Porque los que pertenecemos a las últimas generaciones de los 80, la única Gabarra que hemos visitado ha sido un bar de pintxos. Todo lo demás es un sueño que acariciamos con la punta de los dedos, pero nunca llegamos a alcanzar.
Heredé de mi familia la pasión por el fútbol y el deseo de volver a ver al Athletic surcando la Ría de Bilbao custodiados por un sinfín de embarcaciones. Deseé muchas veces ser yo la que esa tarde no tuviera colegio, la que fuera a hombros de mi madre o acompañara al equipo en mi BH azul a lo largo del margen de la Ría hasta la capital del mundo.
Lo deseé en cada partido desde que tengo uso de razón. En cada competición. En cada eliminatoria. Pero siendo realistas, mi infancia no estuvo marcada por el mejor Athletic de la historia. Atesoro más temporadas rezando por evitar el descenso, que anhelando una copa nueva para la vitrina.
La primera vez que acaricié el gusanillo de vivir una final de manera consciente fue aquel 23 de Enero del 2002 en que el Athletic remontó un gol de Zidane, dejando la semifinal a la espera de una sentencia en el Bernabéu. Etxebe y Urzaiz me devolvieron la esperanza de pertenecer al equipo ganador por una vez en la vida. Por desgracia, una semana después Raúl y Guti marcaron las 12 en mi reloj y me convirtieron en calabaza de nuevo.

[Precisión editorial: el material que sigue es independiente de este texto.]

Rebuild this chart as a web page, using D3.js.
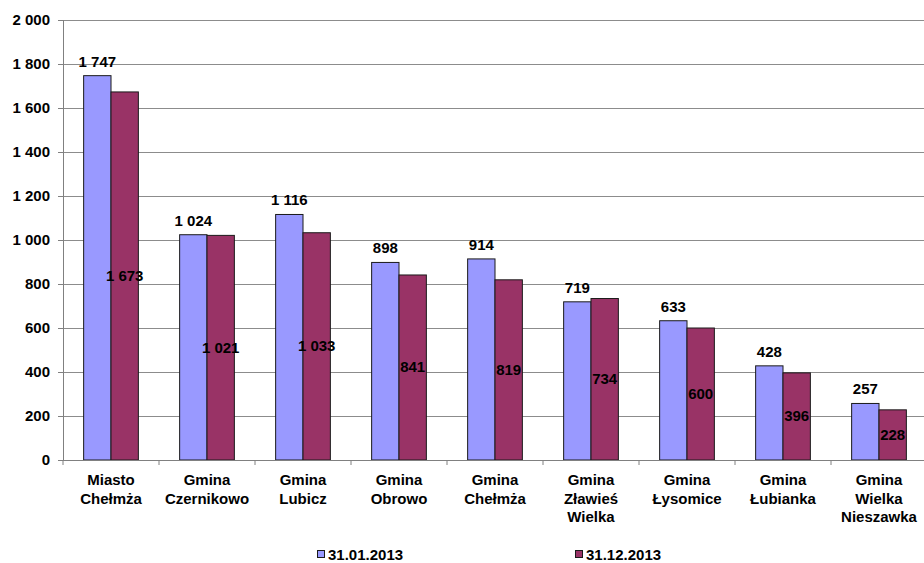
<!DOCTYPE html>
<meta charset="utf-8">
<style>
  body { margin: 0; background: #fff; }
  text {
    font-family: "Liberation Sans", Arial, sans-serif;
    font-size: 15px;
    font-weight: bold;
    fill: #000;
  }
  .grid line { stroke: #8c8c8c; stroke-width: 1; }
  .bar { stroke: #1a1a1a; stroke-width: 1; }
</style>
<body>
<svg width="924" height="563"></svg>
<script src="https://d3js.org/d3.v7.min.js"></script>
<script>
// dane
const categories = [
  ['Miasto', 'Chełmża'],
  ['Gmina', 'Czernikowo'],
  ['Gmina', 'Lubicz'],
  ['Gmina', 'Obrowo'],
  ['Gmina', 'Chełmża'],
  ['Gmina', 'Zławieś', 'Wielka'],
  ['Gmina', 'Łysomice'],
  ['Gmina', 'Łubianka'],
  ['Gmina', 'Wielka', 'Nieszawka']
];
const seriesNames = ['31.01.2013', '31.12.2013'];
const seriesColors = ['#9999ff', '#993366'];
const valuesJan = [1747, 1024, 1116, 898, 914, 719, 633, 428, 257];
const valuesDec = [1673, 1021, 1033, 841, 819, 734, 600, 396, 228];
const yTicks = [0, 200, 400, 600, 800, 1000, 1200, 1400, 1600, 1800, 2000];

const pl = d3.formatLocale({ decimal: ',', thousands: ' ', grouping: [3], currency: ['', ''] });
const fmt = pl.format(',d');

const svg = d3.select('svg');
const mLeft = 63, mRight = 927, mTop = 20, mBottom = 460;

const keys = categories.map((c, i) => i);
const x = d3.scaleBand().domain(keys).range([mLeft, mRight]).paddingInner(0.43).paddingOuter(0.215);
const xs = d3.scaleBand().domain([0, 1]).range([0, x.bandwidth()]);
const y = d3.scaleLinear().domain([0, 2000]).range([mBottom, mTop]);

// siatka
svg.append('g').attr('class', 'grid')
  .selectAll('line').data(yTicks.filter(d => d > 0)).enter().append('line')
  .attr('x1', mLeft).attr('x2', 924)
  .attr('y1', d => Math.round(y(d)) + 0.5).attr('y2', d => Math.round(y(d)) + 0.5);

// słupki
const rows = keys.map(i => [valuesJan[i], valuesDec[i]]);
const g = svg.append('g').selectAll('g').data(rows).enter().append('g')
  .attr('transform', (d, i) => `translate(${x(i)},0)`);

g.selectAll('rect').data(d => d).enter().append('rect')
  .attr('class', 'bar')
  .attr('x', (d, j) => xs(j))
  .attr('y', d => y(d))
  .attr('width', xs.bandwidth())
  .attr('height', d => mBottom - y(d))
  .attr('fill', (d, j) => seriesColors[j]);

// etykiety wartości
g.append('text')
  .attr('text-anchor', 'middle')
  .attr('x', xs(0) + xs.bandwidth() / 2)
  .attr('y', d => y(d[0]) - 9)
  .text(d => fmt(d[0]));

g.append('text')
  .attr('text-anchor', 'middle')
  .attr('x', xs(1) + xs.bandwidth() / 2)
  .attr('y', d => (y(d[1]) + mBottom) / 2 + 5)
  .text(d => fmt(d[1]));

// oś Y
const ya = svg.append('g').attr('transform', `translate(${mLeft},0)`);
ya.append('line').attr('x1', 0.5).attr('x2', 0.5).attr('y1', mTop).attr('y2', mBottom).attr('stroke', '#808080');
ya.selectAll('line.tick').data(yTicks).enter().append('line').attr('class', 'tick')
  .attr('x1', -5).attr('x2', 0)
  .attr('y1', d => Math.round(y(d)) + 0.5).attr('y2', d => Math.round(y(d)) + 0.5)
  .attr('stroke', '#808080');
ya.selectAll('text').data(yTicks).enter().append('text')
  .attr('text-anchor', 'end')
  .attr('x', -13)
  .attr('y', d => y(d) + 5)
  .text(d => fmt(d));

// oś X
const xa = svg.append('g');
xa.append('line').attr('x1', mLeft).attr('x2', 924).attr('y1', mBottom + 0.5).attr('y2', mBottom + 0.5).attr('stroke', '#808080');
xa.selectAll('line.tick').data(d3.range(categories.length + 1)).enter().append('line').attr('class', 'tick')
  .attr('x1', i => mLeft + i * x.step()).attr('x2', i => mLeft + i * x.step())
  .attr('y1', mBottom).attr('y2', mBottom + 5)
  .attr('stroke', '#808080');
xa.selectAll('text').data(categories).enter().append('text')
  .attr('text-anchor', 'middle')
  .attr('transform', (d, i) => `translate(${x(i) + x.bandwidth() / 2},${mBottom + 25})`)
  .selectAll('tspan').data(d => d).enter().append('tspan')
  .attr('x', 0).attr('y', (d, k) => k * 18.5)
  .text(d => d);

// legenda
const legendX = [317, 575];
const lg = svg.append('g').selectAll('g').data(seriesNames).enter().append('g')
  .attr('transform', (d, i) => `translate(${legendX[i]},554)`);
lg.append('rect').attr('x', 0.5).attr('y', -3.5).attr('width', 7).attr('height', 7)
  .attr('fill', (d, i) => seriesColors[i]).attr('stroke', '#1a1a1a');
lg.append('text').attr('x', 11).attr('y', 5.5).text(d => d);
</script>
</body>
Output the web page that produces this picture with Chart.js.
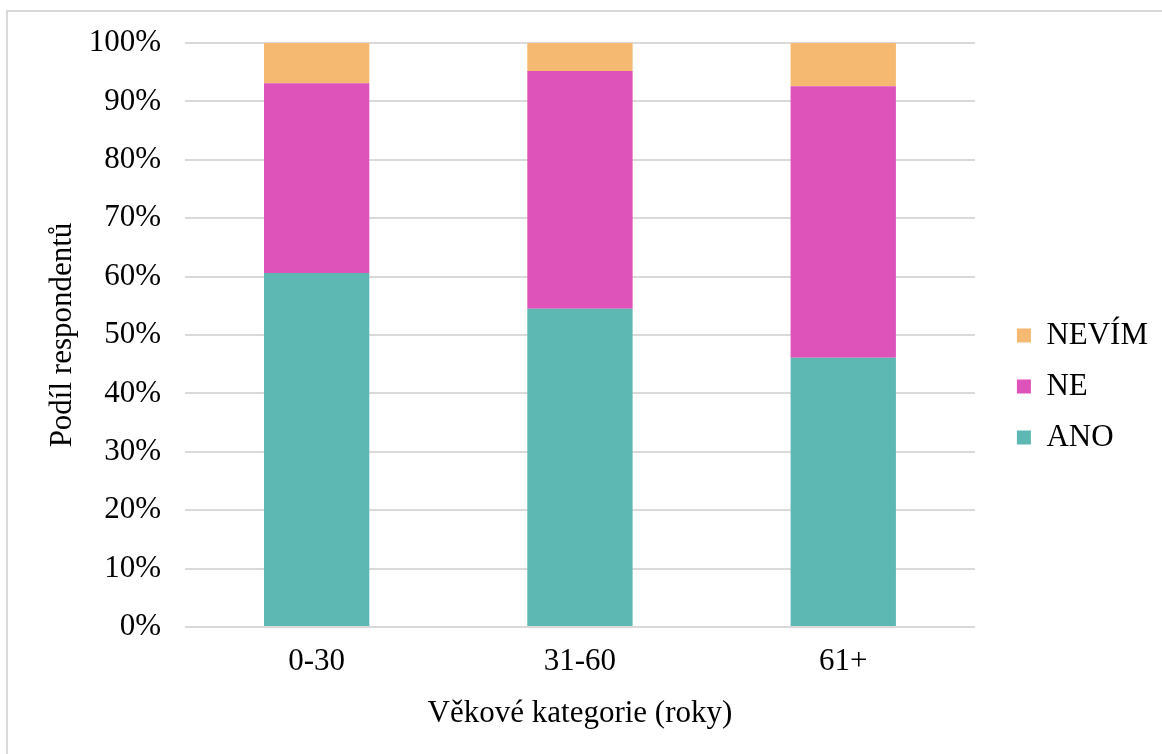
<!DOCTYPE html>
<html>
<head>
<meta charset="utf-8">
<script src="https://cdn.jsdelivr.net/npm/chart.js@4"></script>
<style>
    html, body { margin: 0; padding: 0; background: #fff; overflow: hidden; }
    #frame {
        position: absolute; left: 6px; top: 10px;
        width: 1200px; height: 800px;
        border: 2px solid #d9d9d9;
    }
    #wrap { position: absolute; left: 0; top: 0; width: 1162px; height: 754px; }
</style>
</head>
<body>
<div id="frame"></div>
<div id="wrap"><canvas id="chart"></canvas></div>
<script>
// age groups
const categories = ["0-30", "31-60", "61+"];
// share of respondents in %
const anoValues = [60.6, 54.5, 46.1];
const neValues = [32.5, 40.7, 46.5];
const nevimValues = [6.9, 4.8, 7.4];
const yTicks = [0, 10, 20, 30, 40, 50, 60, 70, 80, 90, 100];

const serif = "'Liberation Serif', 'Times New Roman', serif";
const fontSize = 31;
Chart.defaults.font.family = serif;
Chart.defaults.color = "#000";

// move the legend a bit right / up, like in the original
const legendShift = {
    id: 'legendShift',
    afterLayout(chart) {
        const lg = chart.legend;
        if (!lg) return;
        lg.left += 22; lg.right += 22;
        lg.top -= 12; lg.bottom -= 12;
    }
};

const ctx = document.getElementById("chart").getContext("2d");
new Chart(ctx, {
    type: 'bar',
    data: {
        labels: categories,
        datasets: [
            { label: 'ANO', data: anoValues, backgroundColor: '#5db8b4' },
            { label: 'NE', data: neValues, backgroundColor: '#de53b9' },
            { label: 'NEVÍM', data: nevimValues, backgroundColor: '#f5b971' }
        ]
    },
    plugins: [legendShift],
    options: {
        responsive: true,
        maintainAspectRatio: false,
        animation: false,
        layout: { padding: { top: 43, right: 26, bottom: 0, left: 0 } },
        datasets: { bar: { categoryPercentage: 1, barPercentage: 0.4 } },
        plugins: {
            tooltip: { enabled: false },
            legend: {
                position: 'right',
                reverse: true,
                labels: {
                    boxWidth: 14,
                    boxHeight: 14,
                    padding: 20,
                    font: { size: fontSize }
                }
            }
        },
        scales: {
            x: {
                stacked: true,
                grid: { display: false },
                border: { display: false },
                ticks: { font: { size: fontSize }, padding: 8 },
                title: {
                    display: true,
                    text: 'Věkové kategorie (roky)',
                    font: { size: fontSize },
                    padding: { top: 4, bottom: 22 }
                },
                afterFit: s => { s.height = 127; }
            },
            y: {
                stacked: true,
                min: 0,
                max: 100,
                afterBuildTicks: s => { s.ticks = yTicks.map(v => ({ value: v })); },
                grid: { color: '#d9d9d9', lineWidth: 2, drawTicks: false },
                border: { display: false },
                ticks: {
                    font: { size: fontSize },
                    padding: 24,
                    callback: v => v + '%'
                },
                title: {
                    display: true,
                    text: 'Podíl respondentů',
                    font: { size: fontSize },
                    padding: { top: 44, bottom: 0 }
                },
                afterFit: s => { s.width = 185; }
            }
        }
    }
});
</script>
</body>
</html>
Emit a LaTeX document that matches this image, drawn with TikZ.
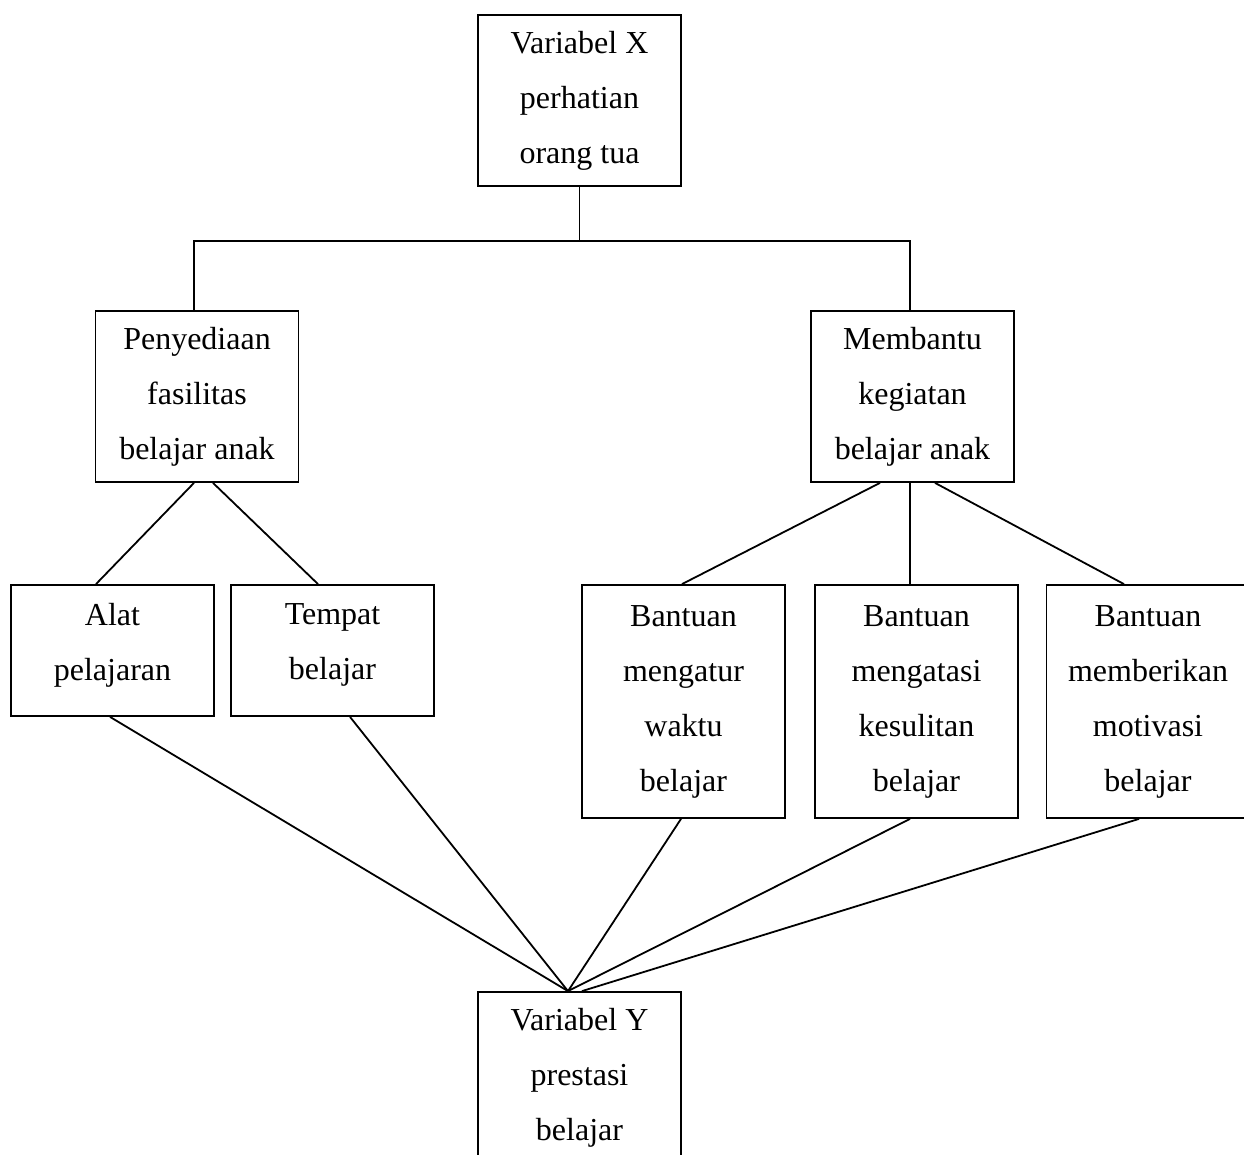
\documentclass[tikz,border=0pt]{standalone}
\usepackage{fontspec}
\setmainfont{Liberation Serif}
\usepackage{tikz}
\usetikzlibrary{calc}

\begin{document}
\begin{tikzpicture}[x=0.5pt,y=-0.5pt,line width=0.9pt,
    kotak/.style={draw,align=center,inner sep=0pt,minimum width=101.5pt,font=\fontsize{16}{27.5}\selectfont}]

            % Frame of the picture
            \useasboundingbox (0,0) rectangle (1244,1155);

            % Top and second level
            \node (varx) [kotak,minimum height=85.5pt] at (579.5,100.5) {Variabel X\\perhatian\\orang tua};
            \node (fasilitas) [kotak,minimum height=85.5pt] at (197,396.5) {Penyediaan\\fasilitas\\belajar anak};
            \node (kegiatan) [kotak,minimum height=85.5pt] at (912.5,396.5) {Membantu\\kegiatan\\belajar anak};

            % Indicators
            \node (alat) [kotak,minimum height=65.5pt,text depth=8.5pt] at (112.5,650.5) {Alat\\pelajaran};
            \node (tempat) [kotak,minimum height=65.5pt,text depth=8.5pt] at (332.5,650.5) {Tempat\\belajar};
            \node (waktu) [kotak,minimum height=116.5pt] at (683.5,701.5) {Bantuan\\mengatur\\waktu\\belajar};
            \node (kesulitan) [kotak,minimum height=116.5pt] at (916.5,701.5) {Bantuan\\mengatasi\\kesulitan\\belajar};
            \node (motivasi) [kotak,minimum height=116.5pt] at (1148,701.5) {Bantuan\\memberikan\\motivasi\\belajar};

            % Bottom
            \node (vary) [kotak,minimum height=85.5pt] at (579.5,1077.5) {Variabel Y\\prestasi\\belajar};

            \coordinate (cabang) at (579.5,241);
            \draw (varx.south) -- (cabang);
            \draw ([xshift=-1.5pt]fasilitas.north) |- (cabang) -| ([xshift=-1.25pt]kegiatan.north);

            \draw ([xshift=-1.5pt]fasilitas.south) -- ([xshift=-8.25pt]alat.north);
            \draw ([xshift=8pt]fasilitas.south) -- ([xshift=-7.25pt]tempat.north);

            \draw ([xshift=-16.25pt]kegiatan.south) -- ([xshift=-0.75pt]waktu.north);
            \draw ([xshift=-1.25pt]kegiatan.south) -- ([xshift=-3.25pt]kesulitan.north);
            \draw ([xshift=11.25pt]kegiatan.south) -- ([xshift=-12pt]motivasi.north);

            \draw ([xshift=-1.25pt]alat.south) -- ([xshift=-5.75pt]vary.north);
            \draw ([xshift=8.75pt]tempat.south) -- ([xshift=-5.75pt]vary.north);
            \draw ([xshift=-1.25pt]waktu.south) -- ([xshift=-5.75pt]vary.north);
            \draw ([xshift=-3.25pt]kesulitan.south) -- ([xshift=-5.75pt]vary.north);
            \draw ([xshift=-4.5pt]motivasi.south) -- ([xshift=1.25pt]vary.north);

            \end{tikzpicture}
\end{document}
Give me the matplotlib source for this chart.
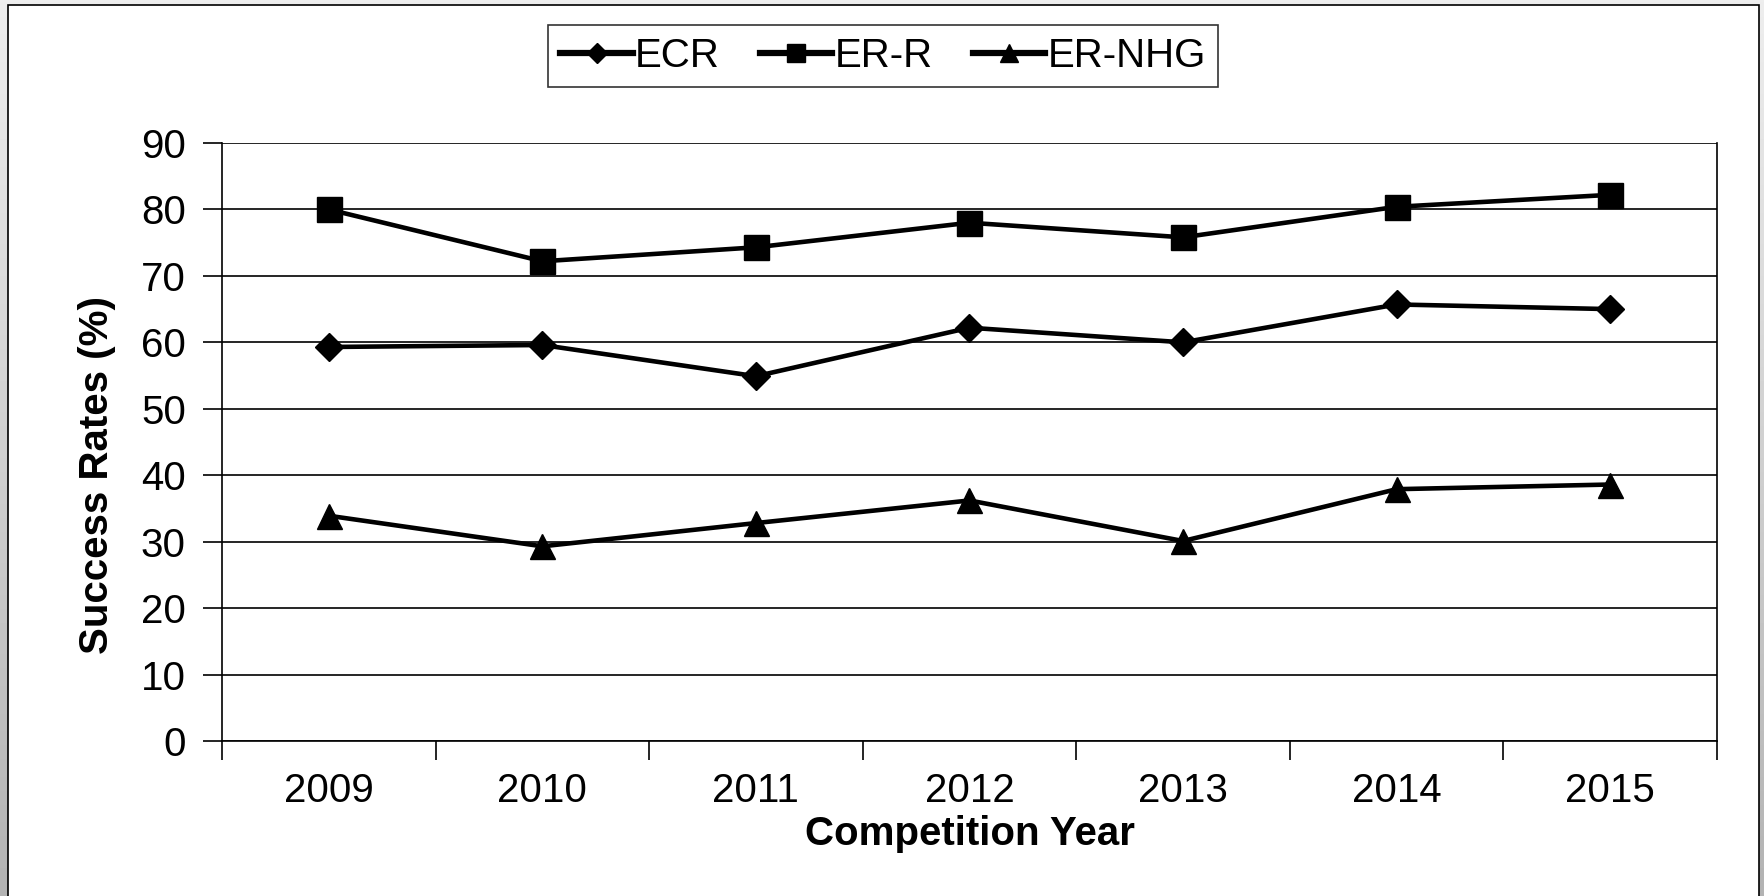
import numpy as np
import matplotlib
matplotlib.use("Agg")
import matplotlib.pyplot as plt
from matplotlib.patches import Rectangle

years = ["2009", "2010", "2011", "2012", "2013", "2014", "2015"]
ecr = [59.3, 59.6, 54.9, 62.2, 60.0, 65.7, 65.0]
er_r = [80.0, 72.2, 74.3, 78.0, 75.8, 80.4, 82.2]
er_nhg = [33.9, 29.3, 32.8, 36.2, 30.1, 37.9, 38.6]

plt.rcParams['font.family'] = ['Liberation Sans', 'DejaVu Sans']

W, H = 1765, 896
fig = plt.figure(figsize=(W / 100, H / 100), dpi=100)

# grey gradient background behind the white panel
bg = fig.add_axes([0, 0, 1, 1], zorder=-10)
grad = np.linspace(0.93, 0.70, 256).reshape(-1, 1)
bg.imshow(grad, cmap='gray', vmin=0, vmax=1, aspect='auto', extent=[0, 1, 0, 1])
bg.set_axis_off()
fig.patches.append(Rectangle((8 / W, -0.05), (1759 - 8) / W, 1.05 - 5 / H,
                             transform=fig.transFigure, facecolor='white',
                             edgecolor='black', linewidth=1.2, zorder=-5))

ax = fig.add_axes([222 / W, 1 - 741 / H, (1717 - 222) / W, (741 - 143) / H])
ax.set_facecolor('none')
x = np.arange(len(years))

ax.plot(x, ecr, color='black', lw=3.3, marker='D', ms=14, label='ECR')
ax.plot(x, er_r, color='black', lw=3.3, marker='s', ms=18, label='ER-R')
ax.plot(x, er_nhg, color='black', lw=3.3, marker='^', ms=18, label='ER-NHG')

ax.set_xlim(-0.5, len(years) - 0.5)
ax.set_ylim(0, 90)
ax.set_yticks(range(0, 91, 10))
ax.set_xticks(x)
ax.set_xticklabels(years)
ax.set_xticks(np.arange(-0.5, len(years), 1), minor=True)
ax.yaxis.grid(True, color='black', lw=1.2)
ax.set_axisbelow(True)
ax.tick_params(axis='y', length=14, width=1.2, labelsize=29, pad=12, direction='out')
ax.tick_params(axis='x', which='major', length=0, labelsize=29, pad=22)
ax.tick_params(axis='x', which='minor', length=14, width=1.2, direction='out')
for s in ['left', 'right', 'bottom', 'top']:
    ax.spines[s].set_linewidth(1.2)
ax.spines['top'].set_visible(False)

ax.set_xlabel('Competition Year', fontsize=29, fontweight='bold', labelpad=4)
ax.set_ylabel('Success Rates (%)', fontsize=29, fontweight='bold')
ax.yaxis.set_label_coords(-0.071, 0.444)

leg = fig.legend(loc='center', bbox_to_anchor=(883 / W, 1 - 56 / H), ncol=3,
                 fontsize=29, frameon=True, fancybox=False, edgecolor='black',
                 handlelength=1.8, handletextpad=0.05, columnspacing=1.0,
                 borderpad=0.3, borderaxespad=0, markerscale=0.7)
leg.get_frame().set_linewidth(1.2)
for h in leg.legend_handles:
    h.set_linewidth(4.5)

fig.savefig('out.png', dpi=100)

Tres años más tarde, el gusanillo volvió a aparecer. Esta vez con mucha más fuerza. Al fin y al cabo, pocas semanas atrás acabé saliendo a hombros de La Catedral tras una épica remontada ante el CA Osasuna. Nuestro equipo estaba haciendo una temporada increíble y todo apuntaba a que por fin iba a saber lo que era llegar a una final. Pero una vez más, la suerte no sonrió y los hombros volvieron a casa más bajos, cargados de decepción y tristeza.
Por las tres finales que sí conseguí vivir prefiero pasar de puntillas. El Barça me ha roto el corazón más veces que cualquiera de los adolescentes acneicos que pasaron por mi vida.
Pero esta vez la cosa es distinta. Las posibilidades son dobles y las ganas son triples. Esta vez ha vuelto una ilusión que se había esfumado. Los sueños se abren paso de nuevo entre tanta pesadilla y la esperanza comienza a desembarcar como un 6 de Junio en Normandía.
Este sábado los ochenteros tardíos desenvolveremos nuestras camisetas con el anhelo de encontrar el billete dorado que nos lleve al ansiado reino de los veteranos, donde los sueños se hacen realidad y las anécdotas cobran vida propia.